We all try to understand why it’s not working and how to fix it. The “it” may be a process that was working, but is no longer is meeting expectations on quality, productivity or energy efficiency. The reason may be erosion in a pump impeller, fouling in a heat exchanger, deactivation of a catalyst, or such. And, if you can find the cause, you can fix it. The symptoms are the outcomes that don’t meet expectations. The cause is the reason it is not meeting expectations. To diagnose the cause, you need expectations of what “it” is supposed to be like, and understanding of how influences affect the outcome,
The “it” may be any number of things in our daily life: A bug in a computer program that causes occasional failure. An issue that is bothering a control system. A design of a new process. A strain in a formerly pleasant relationship. The reality is the application of a troubleshooting procedure is ubiquitous and frequent, and success with it means success in our aspirations.
Often, teams of folks brainstorm about possible causes, then seek to explore or change each possible cause. This is called a shotgun approach. It is inefficient, and, in implementing many unnecessary changes, the shotgun approach actually makes many small unnecessary upsets and increases variability. W. Edward Demming’s concept for statistical process control is to prevent such tampering and improve uniformity. Further, without a rational structure to a diagnosis process, the outcomes of many troubleshooting sessions often are appeasements to the boss’s opinion, resurrection of past actions that were done, or appropriations of the situation for personal political reasons.

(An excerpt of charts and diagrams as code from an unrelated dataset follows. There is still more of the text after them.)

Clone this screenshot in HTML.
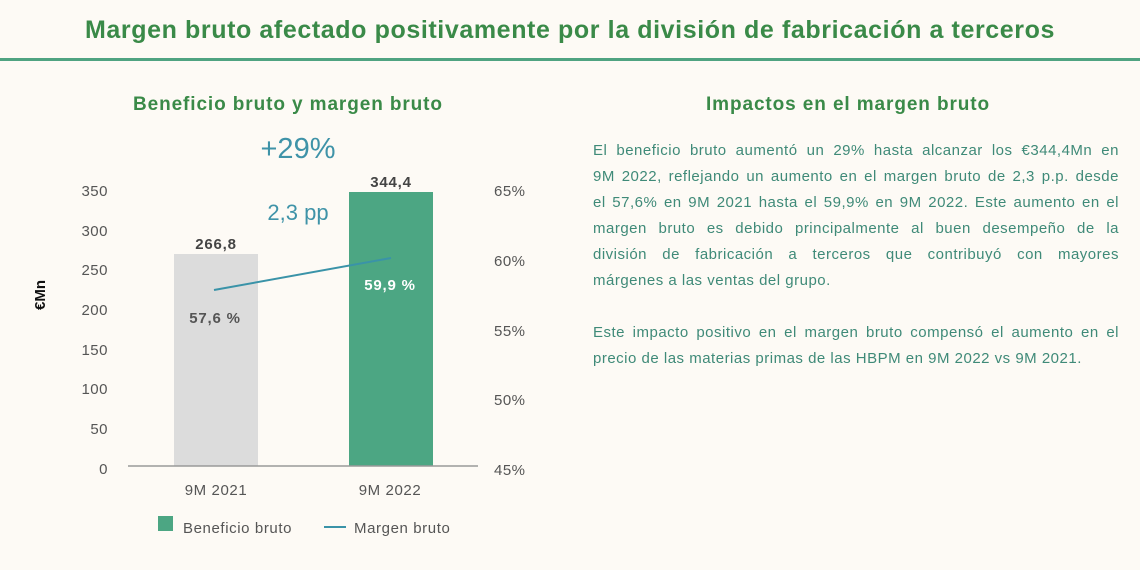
<!DOCTYPE html>
<html><head><meta charset="utf-8"><style>
body{margin:0;width:1140px;height:570px;background:#fdfaf5;font-family:"Liberation Sans",sans-serif;position:relative;overflow:hidden}
.t{position:absolute;white-space:nowrap}
#title{left:0;width:1140px;top:16px;text-align:center;font-size:25px;font-weight:bold;color:#3a8a48;letter-spacing:0.6px}
#rule{position:absolute;left:0;top:58px;width:1140px;height:3px;background:#4fa381}
#txt{position:absolute;left:593px;top:138px;width:526px;font-size:15px;line-height:26px;color:#3f8a78;letter-spacing:0.5px}
#txt div{white-space:nowrap;text-align:justify;text-align-last:justify;height:26px}
#txt div.l{text-align-last:left}
</style></head><body>
<div class="t" id="title">Margen bruto afectado positivamente por la división de fabricación a terceros</div>
<div id="rule"></div>
<div class="t" style="left:133px;top:94px;font-size:19px;font-weight:bold;color:#3a8a48;letter-spacing:0.9px">Beneficio bruto y margen bruto</div>
<div class="t" style="left:706px;top:94px;font-size:19px;font-weight:bold;color:#3a8a48;letter-spacing:0.9px">Impactos en el margen bruto</div>
<div id="txt">
<div>El beneficio bruto aumentó un 29% hasta alcanzar los €344,4Mn en</div>
<div>9M 2022, reflejando un aumento en el margen bruto de 2,3 p.p. desde</div>
<div>el 57,6% en 9M 2021 hasta el 59,9% en 9M 2022. Este aumento en el</div>
<div>margen bruto es debido principalmente al buen desempeño de la</div>
<div>división de fabricación a terceros que contribuyó con mayores</div>
<div class="l">márgenes a las ventas del grupo.</div>
<div class="l"></div>
<div>Este impacto positivo en el margen bruto compensó el aumento en el</div>
<div class="l">precio de las materias primas de las HBPM en 9M 2022 vs 9M 2021.</div>
</div>
<svg width="1140" height="570" style="position:absolute;left:0;top:0" font-family="Liberation Sans, sans-serif">
<text x="298" y="158" font-size="29" fill="#3f93a8" text-anchor="middle">+29%</text>
<text x="298" y="220" font-size="22" fill="#3f93a8" text-anchor="middle">2,3 pp</text>
<g font-size="15" fill="#555" text-anchor="end" letter-spacing="0.5">
<text x="108" y="196">350</text><text x="108" y="236">300</text><text x="108" y="275">250</text><text x="108" y="315">200</text><text x="108" y="355">150</text><text x="108" y="394">100</text><text x="108" y="434">50</text><text x="108" y="474">0</text>
</g>
<g font-size="15" fill="#555" letter-spacing="0.5">
<text x="494" y="196">65%</text><text x="494" y="266">60%</text><text x="494" y="336">55%</text><text x="494" y="405">50%</text><text x="494" y="475">45%</text>
</g>
<text transform="translate(45,295) rotate(-90)" font-size="15" font-weight="bold" fill="#111" text-anchor="middle">€Mn</text>
<rect x="174" y="254" width="84" height="212" fill="#dcdcdc"/>
<rect x="349" y="192" width="84" height="274" fill="#4ca683"/>
<line x1="128" y1="466" x2="478" y2="466" stroke="#999" stroke-width="1.5"/>
<line x1="214" y1="290" x2="391" y2="258" stroke="#3a93a8" stroke-width="2"/>
<g font-size="15" font-weight="bold" text-anchor="middle" letter-spacing="0.8">
<text x="216" y="249" fill="#444">266,8</text>
<text x="391" y="187" fill="#444">344,4</text>
<text x="215" y="323" fill="#555">57,6 %</text>
<text x="390" y="290" fill="#fff">59,9 %</text>
</g>
<g font-size="15" fill="#555" text-anchor="middle" letter-spacing="0.6">
<text x="216" y="495">9M 2021</text><text x="390" y="495">9M 2022</text>
</g>
<rect x="158" y="516" width="15" height="15" fill="#4ca683"/>
<text x="183" y="533" font-size="15" fill="#555" letter-spacing="0.6">Beneficio bruto</text>
<line x1="324" y1="527" x2="346" y2="527" stroke="#3a93a8" stroke-width="2"/>
<text x="354" y="533" font-size="15" fill="#555" letter-spacing="0.6">Margen bruto</text>
</svg>
</body></html>
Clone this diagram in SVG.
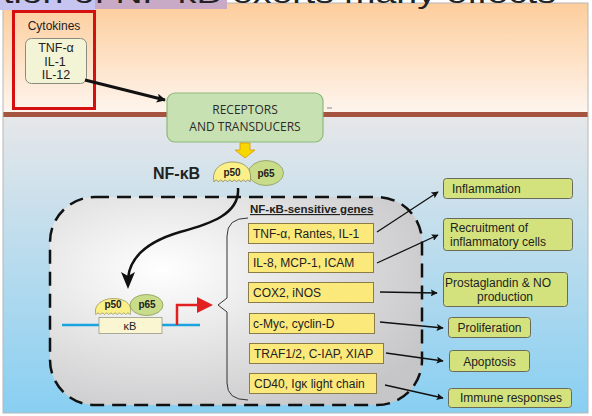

A medical doctor uses the patient’s symptoms to diagnose the disease, then provides a protocol to cure that particular cause. Usually, there are many diseases that could lead to patient-identified symptoms, and the doctor follows a protocol to ask about other possible symptoms or to run a few tests. Then it is possible to discriminate among possible causes and identify the most probable one cause. The doctor does not prescribe 10 different treatments for each of 10 hypothesized causes, which is the shotgun approach.
Analytical troubleshooting, rational diagnosis, rational decision-making, problem solving and critical thinking are all terms given to structured methodologies to diagnose the cause of an undesired outcome. With so many names, it must be important. I think it is, but never learned it in school. My company provided an internal training course based on the Kepner and Tregoe book, “The Rational Manager: A Systematic Approach to Problem Solving and Decision-Making,” to reveal structured diagnosis techniques. For instance, answers to “where it is and where it is not” and “when it is and when it is not” or “if that is the situation, what else would it express” or “interval halving search” can help direct the generation of hypothesized causes and provide the data to reject wholly inconsistent hypothesized causes. It was one of the most empowering courses of my life.

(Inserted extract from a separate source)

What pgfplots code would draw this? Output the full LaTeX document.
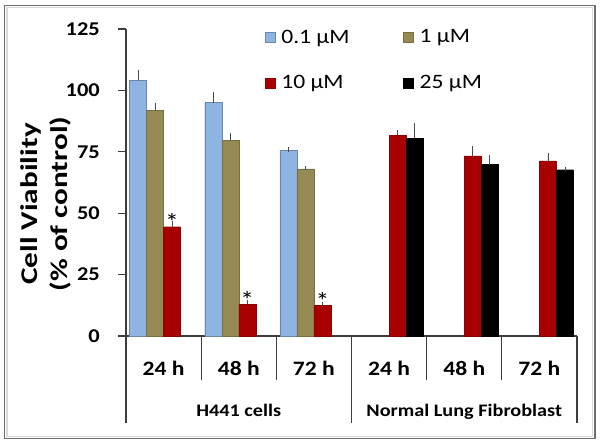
\documentclass[border=0pt]{standalone}
\usepackage{fontspec}
\setmainfont{Carlito}[FakeStretch=1.15]
\newfontfamily\ylabfont{Carlito}[FakeStretch=1.3]
\usepackage{pgfplots}
\pgfplotsset{compat=1.18}
\usepackage{pgfplotstable}
\definecolor{cblue}{RGB}{142,180,227}
\definecolor{colive}{RGB}{150,138,84}
\definecolor{cred}{RGB}{168,0,0}
\definecolor{cframe}{RGB}{110,110,110}
\definecolor{caxis}{RGB}{60,60,60}

\pgfplotstableread{
x y e
0 104.2 3.4
1 95.0 3.6
2 75.7 0.3
}\blue
\pgfplotstableread{
x y e
0 92.0 1.8
1 79.7 2.2
2 68.0 0.3
}\olive
\pgfplotstableread{
x y e s
0 44.5 1.6 *
1 12.9 0.9 *
2 12.5 0.6 *
3 81.7 1.3 {}
4 73.3 3.1 {}
5 71.3 2.5 {}
}\red
\pgfplotstableread{
x y e
3 80.6 5.3
4 69.8 2.8
5 67.7 0.3
}\black

\newcommand{\ytickfont}{\fontsize{19.5bp}{22bp}\selectfont\bfseries}
\newcommand{\xtickfont}{\fontsize{20.5bp}{22bp}\selectfont\bfseries}
\newcommand{\grpfont}{\fontsize{17.6bp}{22bp}\selectfont\bfseries}
\newcommand{\legfont}{\fontsize{20.5bp}{22bp}\selectfont}

\begin{document}
\begin{tikzpicture}
\useasboundingbox (0,0) rectangle (601bp,444bp);
\fill[white] (0,0) rectangle (601bp,444bp);
\draw[black!15, line width=1.2bp] (7bp,7.5bp) rectangle (592.5bp,436.5bp);
\draw[cframe, line width=1.6bp] (4.5bp,5.5bp) rectangle (595bp,438.5bp);
\begin{axis}[
  at={(126bp,108bp)}, anchor=south west,
  scale only axis, width=451bp, height=307bp,
  xmin=-0.5, xmax=5.5, ymin=0, ymax=125,
  axis lines*=left,
  axis line style={caxis, line width=1.1bp},
  ybar=0pt, bar width=17bp,
  ytick={0,25,...,125},
  tick align=outside,
  major tick length=8bp,
  ytick style={caxis, line width=1.1bp},
  xtick style={draw=none},
  xtick={0,...,5},
  xticklabels={24 h,48 h,72 h,24 h,48 h,72 h},
  /pgf/number format/assume math mode=true,
  yticklabel style={font=\ytickfont, anchor=east, inner sep=0pt, xshift=-18bp},
  xticklabel style={font=\xtickfont, anchor=base, inner sep=0pt, yshift=-31bp},
  clip=false,
  legend columns=2,
  legend cell align=left,
  legend style={draw=none, fill=none, inner sep=0pt, outer sep=0pt,
    at={(axis description cs:0.308,0.899)}, anchor=west,
    font=\legfont, row sep=27bp},
  legend image code/.code={\draw[#1, line width=0.4bp] (0bp,-5bp) rectangle (10bp,5bp); \path (14bp,0bp);},
  error bars/y dir=plus, error bars/y explicit,
  error bars/error bar style={black!70, line width=0.8bp},
  error bars/error mark options={black!70, line width=0.8bp, mark size=2.2bp},
]
\addplot[fill=cblue, draw=cblue!75!black, line width=0.4bp] table[x=x, y=y, y error=e] {\blue};
\addplot[fill=colive, draw=colive!80!black, line width=0.4bp] table[x=x, y=y, y error=e] {\olive};
\addplot[fill=cred, draw=cred!85!black, line width=0.4bp,
  nodes near coords, point meta=explicit symbolic,
  every node near coord/.append style={font=\fontsize{24bp}{26bp}\selectfont, anchor=base, inner sep=0pt, yshift=-4bp, black}]
  table[x=x, y=y, y error=e, meta=s] {\red};
\addplot[fill=black, draw=black, line width=0.4bp] table[x=x, y=y, y error=e] {\black};
\legend{\makebox[120bp][l]{0.1 µM}, 1 µM, \makebox[120bp][l]{10 µM}, 25 µM}
% separators under the axis
\draw[caxis, line width=1.1bp] (axis cs:0.5,0) -- ([yshift=-44bp]axis cs:0.5,0);
\draw[caxis, line width=1.1bp] (axis cs:1.5,0) -- ([yshift=-44bp]axis cs:1.5,0);
\draw[caxis, line width=1.1bp] (axis cs:3.5,0) -- ([yshift=-44bp]axis cs:3.5,0);
\draw[caxis, line width=1.1bp] (axis cs:4.5,0) -- ([yshift=-44bp]axis cs:4.5,0);
\draw[caxis, line width=1.1bp] (axis cs:-0.5,0) -- ([yshift=-87bp]axis cs:-0.5,0);
\draw[caxis, line width=1.1bp] (axis cs:2.5,0) -- ([yshift=-87bp]axis cs:2.5,0);
\draw[caxis, line width=1.1bp] (axis cs:5.5,0) -- ([yshift=-87bp]axis cs:5.5,0);
\node[font=\grpfont, anchor=base] at ([yshift=-80bp]axis cs:1,0) {H441 cells};
\node[font=\grpfont, anchor=base] at ([yshift=-80bp]axis cs:4,0) {Normal Lung Fibroblast};
\end{axis}
\node[rotate=90, align=center, font=\ylabfont\fontsize{24bp}{30.5bp}\selectfont\bfseries] at (46bp,240bp) {Cell Viability\\(\% of control)};
\end{tikzpicture}
\end{document}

While I can recommend the K&T book, there seem to be a wide number of offerings that may also provide effective troubleshooting guides. Two that also seem recommendable are “Root Cause Analysis: The Core of Problem Solving and Corrective Action” by Duke Okes, and “The Rational Project Manager: A Thinking Team's Guide to Getting Work Done” by Andrew Longman and Jim Mullins. I am sure that there are many other favorites.

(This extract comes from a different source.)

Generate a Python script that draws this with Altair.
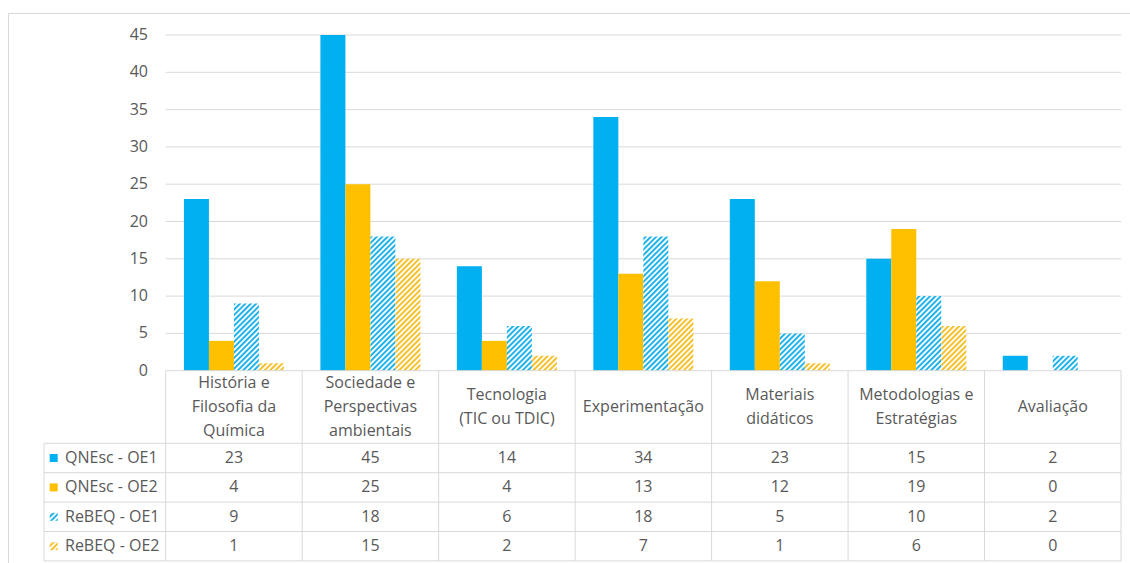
import altair as alt
import pandas as pd
import jinja2

# ---------------- data ----------------
categories = [
    "História e\nFilosofia da\nQuímica",
    "Sociedade e\nPerspectivas\nambientais",
    "Tecnologia\n(TIC ou TDIC)",
    "Experimentação",
    "Materiais\ndidáticos",
    "Metodologias e\nEstratégias",
    "Avaliação",
]
series = ["QNEsc - OE1", "QNEsc - OE2", "ReBEQ - OE1", "ReBEQ - OE2"]
qnesc_oe1 = [23, 45, 14, 34, 23, 15, 2]
qnesc_oe2 = [4, 25, 4, 13, 12, 19, 0]
rebeq_oe1 = [9, 18, 6, 18, 5, 10, 2]
rebeq_oe2 = [1, 15, 2, 7, 1, 6, 0]
y_ticks = [0, 5, 10, 15, 20, 25, 30, 35, 40, 45]

values = [qnesc_oe1, qnesc_oe2, rebeq_oe1, rebeq_oe2]
fills = ["#00B0F0", "#FFC000", "url(#hatchBlue)", "url(#hatchGold)"]

# ---------------- layout (pixels) ----------------
PLOT_L, PLOT_T, PLOT_W, PLOT_H = 8, 13, 1122, 550
COL0_PX, COL_W = 165.7, 136.47
ZERO_PX, UNIT_PX = 370.7, 7.46
TABLE_L_PX = 44
HEADER_B_PX, ROW_H = 443.3, 29.4
HEADER_MID_PX = 407
LINE_H = 24
BAR_W_PX = 25
SWATCH_X_PX, NAME_X_PX = 53.7, 65
YLAB_X_PX = 148
FONT = "Open Sans"
FSIZE = 16
TXT = "#595959"
LINE = "#D9D9D9"


def xu(px):
    return (px - COL0_PX) / COL_W


def yu(px):
    return (ZERO_PX - px) / UNIT_PX


ncat = len(categories)
bw = BAR_W_PX / COL_W
xscale = alt.Scale(domain=[xu(PLOT_L), xu(PLOT_L + PLOT_W)], nice=False, zero=False)
yscale = alt.Scale(domain=[yu(PLOT_T + PLOT_H), yu(PLOT_T)], nice=False, zero=False)

# bars
bar_rows = []
for k, s in enumerate(series):
    for i, c in enumerate(categories):
        x0 = i + 0.5 + (k - 2) * bw
        bar_rows.append({"series": s, "cat": c, "v": values[k][i], "x": x0, "x2": x0 + bw, "y0": 0})
bars_df = pd.DataFrame(bar_rows)

# gridlines and y labels
grid_df = pd.DataFrame({"v": y_ticks[1:], "x": 0, "x2": ncat})
ylab_df = pd.DataFrame({"v": y_ticks, "t": [str(t) for t in y_ticks], "x": xu(YLAB_X_PX)})

# table lines
row_lines = [yu(HEADER_B_PX + r * ROW_H) for r in range(len(series) + 1)]
y_bottom = row_lines[-1]
h_lines = [{"x": 0, "x2": ncat, "y": 0, "y2": 0}]
for yv in row_lines:
    h_lines.append({"x": xu(TABLE_L_PX), "x2": ncat, "y": yv, "y2": yv})
v_lines = [{"x": i, "x2": i, "y": 0, "y2": y_bottom} for i in range(ncat + 1)]
v_lines.append({"x": xu(TABLE_L_PX), "x2": xu(TABLE_L_PX), "y": row_lines[0], "y2": y_bottom})
lines_df = pd.DataFrame(h_lines + v_lines)

# header labels (first line placed so that the block is centred)
head_df = pd.DataFrame({
    "label": categories,
    "x": [i + 0.5 for i in range(ncat)],
    "y": [yu(HEADER_MID_PX - (c.count("\n")) * LINE_H / 2) for c in categories],
})

# table values
cell_rows = []
for r, s in enumerate(series):
    yc = yu(HEADER_B_PX + (r + 0.5) * ROW_H)
    for i in range(ncat):
        cell_rows.append({"t": str(values[r][i]), "x": i + 0.5, "y": yc})
cells_df = pd.DataFrame(cell_rows)

leg_df = pd.DataFrame({
    "series": series,
    "y": [yu(HEADER_B_PX + (r + 0.5) * ROW_H) for r in range(len(series))],
    "xs": xu(SWATCH_X_PX),
    "xn": xu(NAME_X_PX),
})

color_scale = alt.Scale(domain=series, range=fills)

grid = alt.Chart(grid_df).mark_rule(color=LINE, strokeWidth=1).encode(
    x=alt.X("x:Q", scale=xscale, axis=None),
    x2="x2:Q",
    y=alt.Y("v:Q", scale=yscale, axis=None),
)

ylabels = alt.Chart(ylab_df).mark_text(
    font=FONT, fontSize=FSIZE, color=TXT, align="right", baseline="middle").encode(
    x=alt.X("x:Q", scale=xscale, axis=None),
    y=alt.Y("v:Q", scale=yscale, axis=None),
    text="t:N",
)

bars = alt.Chart(bars_df).mark_bar(strokeWidth=0).encode(
    x=alt.X("x:Q", scale=xscale, axis=None),
    x2="x2:Q",
    y=alt.Y("y0:Q", scale=yscale, axis=None),
    y2="v:Q",
    fill=alt.Fill("series:N", scale=color_scale, legend=None),
)

lines = alt.Chart(lines_df).mark_rule(color=LINE, strokeWidth=1).encode(
    x=alt.X("x:Q", scale=xscale, axis=None),
    x2="x2:Q",
    y=alt.Y("y:Q", scale=yscale, axis=None),
    y2="y2:Q",
)

head = alt.Chart(head_df).mark_text(
    font=FONT, fontSize=FSIZE, color=TXT, lineBreak="\n", lineHeight=LINE_H,
    align="center", baseline="middle").encode(
    x=alt.X("x:Q", scale=xscale, axis=None),
    y=alt.Y("y:Q", scale=yscale, axis=None),
    text="label:N",
)

cells = alt.Chart(cells_df).mark_text(
    font=FONT, fontSize=FSIZE, color=TXT, align="center", baseline="middle").encode(
    x=alt.X("x:Q", scale=xscale, axis=None),
    y=alt.Y("y:Q", scale=yscale, axis=None),
    text="t:N",
)

swatch = alt.Chart(leg_df).mark_square(size=64, opacity=1, strokeWidth=0).encode(
    x=alt.X("xs:Q", scale=xscale, axis=None),
    y=alt.Y("y:Q", scale=yscale, axis=None),
    fill=alt.Fill("series:N", scale=color_scale, legend=None),
)

names = alt.Chart(leg_df).mark_text(
    font=FONT, fontSize=FSIZE, color=TXT, align="left", baseline="middle").encode(
    x=alt.X("xn:Q", scale=xscale, axis=None),
    y=alt.Y("y:Q", scale=yscale, axis=None),
    text="series:N",
)

chart = alt.layer(grid, ylabels, bars, lines, head, cells, swatch, names).properties(
    width=PLOT_W, height=PLOT_H,
    padding={"left": PLOT_L, "top": PLOT_T, "right": 0, "bottom": 0},
    autosize=alt.AutoSizeParams(type="none"),
    background="white",
).configure_view(stroke=LINE, strokeWidth=1)

TEMPLATE = jinja2.Template("""<!DOCTYPE html>
<html>
<head>
  <meta charset="utf-8">
  <style>
    body { margin: 0; }
    #{{ output_div }}.vega-embed { width: 100%; display: flex; }
  </style>
  <script type="text/javascript" src="{{ base_url }}/vega@{{ vega_version }}"></script>
  <script type="text/javascript" src="{{ base_url }}/vega-lite@{{ vegalite_version }}"></script>
  <script type="text/javascript" src="{{ base_url }}/vega-embed@{{ vegaembed_version }}"></script>
</head>
<body>
  <svg width="0" height="0" style="position:absolute">
    <defs>
      <pattern id="hatchBlue" patternUnits="userSpaceOnUse" width="3.8" height="3.8" patternTransform="rotate(45)">
        <rect width="3.8" height="3.8" fill="#ffffff"/>
        <rect width="2.0" height="3.8" fill="#1FB2EA"/>
      </pattern>
      <pattern id="hatchGold" patternUnits="userSpaceOnUse" width="3.8" height="3.8" patternTransform="rotate(45)">
        <rect width="3.8" height="3.8" fill="#ffffff"/>
        <rect width="2.0" height="3.8" fill="#F5C02A"/>
      </pattern>
    </defs>
  </svg>
  <div id="{{ output_div }}"></div>
  <script>
    vegaEmbed("#{{ output_div }}", {{ spec }}, {{ embed_options }}).catch(console.error);
  </script>
</body>
</html>""")

try:
    chart.save("out.html", embed_options={"renderer": "svg", "actions": False}, template=TEMPLATE)
except Exception:
    chart.save("out.html", embed_options={"renderer": "svg", "actions": False})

Systematic diagnosis and problem identification are essential skills for both life and engineering. There is problem solving at the graduate research level, but instead of being a formalized process, it is intuitively and randomly led. At the undergraduate level we teach the right way, and as soon as students almost get it, we move them to the next topic. Rarely is there any training in systematic diagnosis and decision-making within engineering course topics. As a result, faculty were never trained in rational troubleshooting, cannot relay it to their students and propagate this void in a critical engineering skill. You, therefore, need to pick it up on the job.
My industrial course about a rational structure toward effective situation analysis and good decision-making was an eye-opener for me. And, once understood by the professionals in the location, it became an important and common approach to enable teams to better target corrective action. Similarly, HAZOP, HAZAN, SIS, and ISO-9000 procedures are widely accepted, useful and beneficial, and provide collective acceptance.
However, by imposing a structure, we often disable creativity and intuitive leaps. In his book, “Streetlights and Shadows – Searching for the Keys to Adaptive Decision Making,” Gary Klein provides much advice on how to temper the restraints of such structured thinking. He reveals how protocol can restrict a mental process to tunnel vision and actually reduce expertise as it shifts focus from the item to the structured procedure.
I am a proponent of rational thinking processes and the use of guides to design and diagnosis, but also know that structure can lead to trivialization and misdirection. Klein raises the case for experience and tacit knowledge to complement structures. His book does not discount the use of rational guides. Instead, it argues for the need to infuse the process with tacit knowledge, expertise and perception. He provides guidance to break free of mental models (fixation), to unlearn and relearn how it works. I think it is a good book about understanding thinking, problem solving and design, and a useful complement to the books about structured troubleshooting. I appreciate Stephen Mayo for introducing it to me.